[What needs to be done]
Print nothing but the lines from the start of the listing below through the line that contains "t.textContent=xTickLabels[i];". Do not include the pictures.

[Information shown]
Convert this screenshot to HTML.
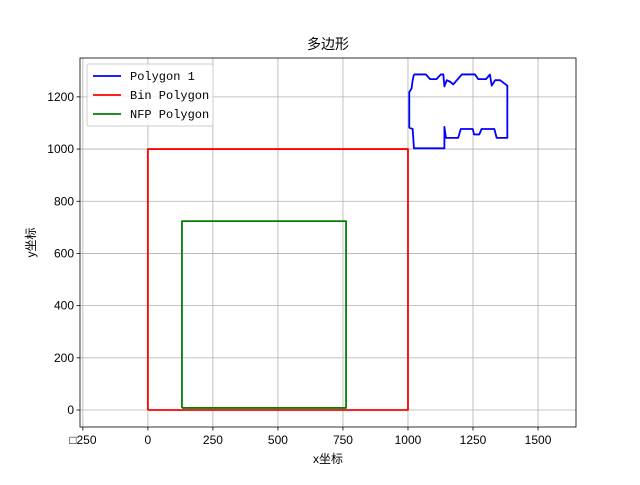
<!DOCTYPE html>
<html><head><meta charset="utf-8"><style>body{margin:0;background:#fff}svg{font-family:"Liberation Sans","Noto Sans CJK SC",sans-serif}</style></head>
<body>
<svg id="c" width="640" height="480">
<rect width="640" height="480" fill="#fff"/>
</svg>
<script>
const xTicks=[-250,0,250,500,750,1000,1250,1500];
const xTickLabels=["□250","0","250","500","750","1000","1250","1500"];
const yTicks=[0,200,400,600,800,1000,1200];
const polyX=[1023,1069,1085,1110,1126,1136,1140,1149,1162,1174,1207,1258,1270,1300,1315,1322,1335,1354,1382,1382,1341,1332,1283,1274,1254,1249,1203,1193,1146,1140,1140,1023,1018,1005,1005,1014,1018,1023];
const polyY=[1286,1286,1268,1268,1286,1286,1240,1264,1258,1248,1286,1286,1268,1268,1286,1243,1264,1264,1243,1043,1043,1077,1077,1056,1056,1077,1077,1043,1043,1085,1003,1003,1077,1082,1218,1233,1264,1286];
const binX=[0,1000,1000,0,0];
const binY=[0,0,1000,1000,0];
const nfpX=[131,762,762,131,131];
const nfpY=[8,8,724,724,8];
const L=80,R=576,T=58,B=427,xmin=-261,xmax=1646,ymin=-65,ymax=1349;
const sx=v=>L+(v-xmin)/(xmax-xmin)*(R-L);
const sy=v=>B-(v-ymin)/(ymax-ymin)*(B-T);
const svg=document.getElementById('c');
const NS='http://www.w3.org/2000/svg';
function mk(t,a){const e=document.createElementNS(NS,t);for(const k in a)e.setAttribute(k,a[k]);svg.appendChild(e);return e;}
xTicks.forEach((v,i)=>{
 const g=mk('line',{x1:sx(v),x2:sx(v),y1:T,y2:B,stroke:'#b0b0b0','stroke-width':0.8});
 
 
 mk('line',{x1:sx(v),x2:sx(v),y1:B,y2:B+3.5,stroke:'#000','stroke-width':0.8});
 const t=mk('text',{x:sx(v),y:B+17,'text-anchor':'middle','font-size':12});
 t.textContent=xTickLabels[i];
 
 
});
yTicks.forEach(v=>{
 const g=mk('line',{x1:L,x2:R,y1:sy(v),y2:sy(v),stroke:'#b0b0b0','stroke-width':0.8});
 
 
 mk('line',{x1:L-3.5,x2:L,y1:sy(v),y2:sy(v),stroke:'#000','stroke-width':0.8});
 const t=mk('text',{x:L-6,y:sy(v)+4,'text-anchor':'end','font-size':12});
 t.textContent=v;
 
 
});
function line(xs,ys,c,n){const p=mk('polyline',{points:xs.map((x,i)=>sx(x)+','+sy(ys[i])).join(' '),fill:'none',stroke:c,'stroke-width':1.8,'stroke-linejoin':'round'});
 
 }
line(polyX,polyY,'#0000ff','polygon-1-line');
line(binX,binY,'#ff0000','bin-polygon-line');
line(nfpX,nfpY,'#008000','nfp-polygon-line');
const fr=mk('rect',{x:L,y:T,width:R-L,height:B-T,fill:'none',stroke:'#000','stroke-width':0.8});


const ttl=mk('text',{x:(L+R)/2,y:49,'text-anchor':'middle','font-size':14});ttl.textContent='多边形';


const xl=mk('text',{x:(L+R)/2,y:463,'text-anchor':'middle','font-size':12});xl.textContent='x坐标';


const yl=mk('text',{x:0,y:0,'text-anchor':'middle','font-size':12,transform:'translate(35,'+((T+B)/2)+') rotate(-90)'});yl.textContent='y坐标';


const lg=mk('rect',{x:87,y:64,width:126,height:62,fill:'#fff','fill-opacity':0.8,stroke:'#ccc',rx:2});


[['Polygon 1','#0000ff'],['Bin Polygon','#ff0000'],['NFP Polygon','#008000']].forEach((e,i)=>{
 const y=76+i*19;
 mk('line',{x1:93,x2:121,y1:y,y2:y,stroke:e[1],'stroke-width':1.8});
 const t=mk('text',{x:130,y:y+4,'font-size':12,'font-family':'Liberation Mono, monospace'});t.textContent=e[0];
 
 
});
</script>
</body></html>
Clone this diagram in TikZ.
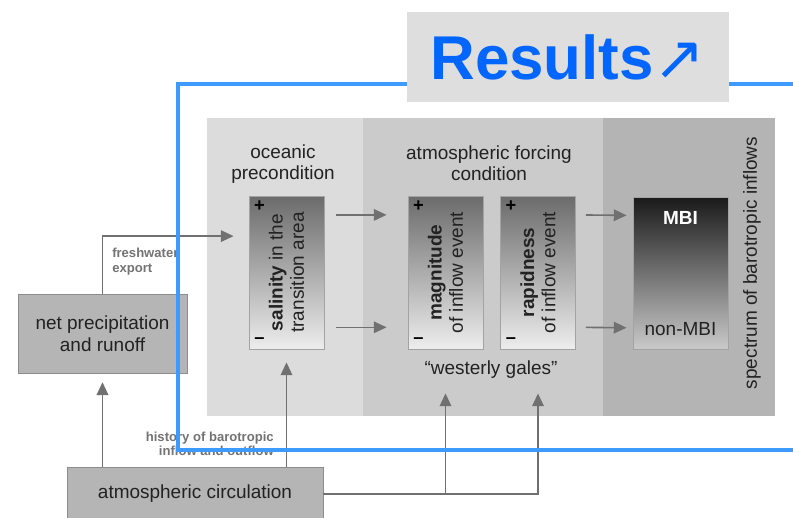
\documentclass[tikz,border=0pt]{standalone}
\usepackage{fontspec}
\setmainfont{Liberation Sans}
\newfontfamily\symfont{DejaVu Sans}
\usetikzlibrary{positioning, arrows.meta, calc}
\definecolor{oceancol}{HTML}{DCDCDC}
\definecolor{forcecol}{HTML}{CBCBCB}
\definecolor{spectcol}{HTML}{B4B4B4}
\definecolor{drivercol}{HTML}{B5B5B5}
\definecolor{edgecol}{HTML}{8C8C8C}
\definecolor{arrowcol}{HTML}{707070}
\definecolor{framecol}{HTML}{3D9BFF}
\definecolor{resultcol}{HTML}{0066FF}
\definecolor{tagcol}{HTML}{DEDEDE}
\definecolor{textcol}{HTML}{222222}
\tikzset{
  head/.style={font=\fontsize{13.5}{15}\selectfont, text=textcol,
               align=center, inner sep=0pt},
  vartext/.style={head, rotate=90},
  varbox/.style={rectangle, draw=edgecol!80, line width=0.6pt,
                 minimum width=18.75mm, minimum height=38.25mm,
                 inner sep=0pt, top color=black!58, bottom color=black!7},
  mbibox/.style={varbox, minimum width=23.75mm, minimum height=38mm,
                 top color=black!90, bottom color=black!21},
  driver/.style={rectangle, draw=edgecol, line width=0.6pt,
                 fill=drivercol, inner sep=0pt,
                 font=\fontsize{13.5}{16}\selectfont, text=textcol,
                 align=center},
  sign/.style={font=\fontsize{13}{13}\selectfont\bfseries,
               text=black, inner sep=0pt},
  flowlbl/.style={font=\fontsize{9.3}{10.3}\selectfont\bfseries,
                  text=black!55, inner sep=0pt},
  arr/.style={-{Triangle[length=3.2mm, width=2.9mm]},
              line width=0.4mm, arrowcol},
  frame/.style={draw=framecol, line width=1mm},
  tagbox/.style={rectangle, fill=tagcol, inner sep=0pt,
                 minimum width=80.5mm, minimum height=22.5mm,
                 font=\fontsize{44}{48}\selectfont\bfseries,
                 text=resultcol},
}
\begin{document}
\begin{tikzpicture}[x=0.25mm, y=-0.25mm]
    \useasboundingbox[fill=white] (0,0) rectangle (793,518);

    % panels
    \fill[oceancol] (207,118) rectangle (363,416);
    \fill[forcecol] (363,118) rectangle (603,416);
    \fill[spectcol] (603,118) rectangle (775,416);
    \node[head] (oce) at (283,164) {oceanic\\precondition};
    \node[head] (frc) at (489,163) {atmospheric forcing\\condition};
    \node[head, rotate=90] (spc) at (752,263) {spectrum of barotropic inflows};

    % variables
    \node[varbox] (sal) at (286.5,272.5) {};
    \node[vartext] (sal-t) at (sal) {\textbf{salinity} in the\\transition area};
    \node[varbox] (mag) at (445.5,272.5) {};
    \node[vartext] (mag-t) at (mag) {\textbf{magnitude}\\of inflow event};
    \node[varbox] (rap) at (538,272.5) {};
    \node[vartext] (rap-t) at (rap) {\textbf{rapidness}\\of inflow event};
    \node[sign] (sal-p) at ($(sal.north west)+(11,11)$) {+};
    \node[sign] (sal-m) at ($(sal.south west)+(11,-9)$) {–};
    \node[sign] (mag-p) at ($(mag.north west)+(11,11)$) {+};
    \node[sign] (mag-m) at ($(mag.south west)+(11,-9)$) {–};
    \node[sign] (rap-p) at ($(rap.north west)+(11,11)$) {+};
    \node[sign] (rap-m) at ($(rap.south west)+(11,-9)$) {–};
    \node[head] (wgl) at (491,370) {“westerly gales”};

    \node[mbibox] (mbi) at (680.5,273) {};
    \node[head, font=\fontsize{13.5}{15}\selectfont\bfseries, text=white] (mbi-t) at ($(mbi.north)+(0,21)$) {MBI};
    \node[head] (nmbi-t) at ($(mbi.south)+(0,-20)$) {non-MBI};

    % drivers
    \node[driver, minimum width=42.25mm, minimum height=19.75mm] (netp) at (102.5,333.5) {net precipitation\\and runoff};
    \node[driver, minimum width=64mm, minimum height=13.5mm] (atm) at (195,494) {atmospheric circulation};

    \draw[arr, shorten <=3mm, shorten >=5.25mm] ([yshift=14.4mm]sal.east) -- ([yshift=14.4mm]mag.west);
    \draw[arr, shorten <=3mm, shorten >=5.25mm] ([yshift=-13.7mm]sal.east) -- ([yshift=-13.7mm]mag.west);
    \draw[arr, shorten <=2.5mm, shorten >=1.5mm] ([yshift=14.4mm]rap.east) -- ([yshift=14.4mm]mbi.west);
    \draw[arr, shorten <=2.5mm, shorten >=1.5mm] ([yshift=-13.7mm]rap.east) -- ([yshift=-13.7mm]mbi.west);
    \draw[arr, shorten >=3.75mm] (netp.north) |- ([yshift=9.1mm]sal.west);
    \draw[arr, shorten >=2.2mm] (atm.north -| netp.south) -- (netp.south);
    \draw[arr, shorten >=3.25mm] (atm.north -| sal.south) -- (sal.south);
    \draw[arr, shorten >=11mm] (atm.east) -| (rap.south);
    \draw[arr, shorten >=11mm] (atm.east -| mag.south) -- (mag.south);

    \node[flowlbl, anchor=north west, align=left] (fwl) at (112,248) {freshwater\\export};
    \node[flowlbl, anchor=east, align=right] (hil) at (274,444) {history of barotropic\\inflow and outflow};

    % results frame
    \draw[frame] (800,84) -- (178,84) -- (178,450) -- (800,450);
    \node[tagbox] (tag) at (568,57) {Results{\mdseries\symfont ↗}};
\end{tikzpicture}
\end{document}
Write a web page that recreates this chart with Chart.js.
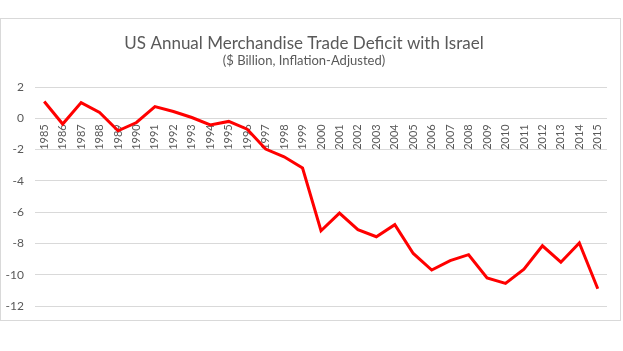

[Finished answer]
Convert this screenshot to HTML.
<!DOCTYPE html>
<html><head><meta charset="utf-8"><style>body{margin:0;background:#fff}svg{font-family:"Liberation Sans","Noto Sans CJK SC",sans-serif}</style></head>
<body>
<svg id="c" width="640" height="480">
<rect width="640" height="480" fill="#fff"/>
</svg>
<script>
const xTicks=[-250,0,250,500,750,1000,1250,1500];
const xTickLabels=["□250","0","250","500","750","1000","1250","1500"];
const yTicks=[0,200,400,600,800,1000,1200];
const polyX=[1023,1069,1085,1110,1126,1136,1140,1149,1162,1174,1207,1258,1270,1300,1315,1322,1335,1354,1382,1382,1341,1332,1283,1274,1254,1249,1203,1193,1146,1140,1140,1023,1018,1005,1005,1014,1018,1023];
const polyY=[1286,1286,1268,1268,1286,1286,1240,1264,1258,1248,1286,1286,1268,1268,1286,1243,1264,1264,1243,1043,1043,1077,1077,1056,1056,1077,1077,1043,1043,1085,1003,1003,1077,1082,1218,1233,1264,1286];
const binX=[0,1000,1000,0,0];
const binY=[0,0,1000,1000,0];
const nfpX=[131,762,762,131,131];
const nfpY=[8,8,724,724,8];
const L=80,R=576,T=58,B=427,xmin=-261,xmax=1646,ymin=-65,ymax=1349;
const sx=v=>L+(v-xmin)/(xmax-xmin)*(R-L);
const sy=v=>B-(v-ymin)/(ymax-ymin)*(B-T);
const svg=document.getElementById('c');
const NS='http://www.w3.org/2000/svg';
function mk(t,a){const e=document.createElementNS(NS,t);for(const k in a)e.setAttribute(k,a[k]);svg.appendChild(e);return e;}
xTicks.forEach((v,i)=>{
 const g=mk('line',{x1:sx(v),x2:sx(v),y1:T,y2:B,stroke:'#b0b0b0','stroke-width':0.8});
 
 
 mk('line',{x1:sx(v),x2:sx(v),y1:B,y2:B+3.5,stroke:'#000','stroke-width':0.8});
 const t=mk('text',{x:sx(v),y:B+17,'text-anchor':'middle','font-size':12});
 t.textContent=xTickLabels[i];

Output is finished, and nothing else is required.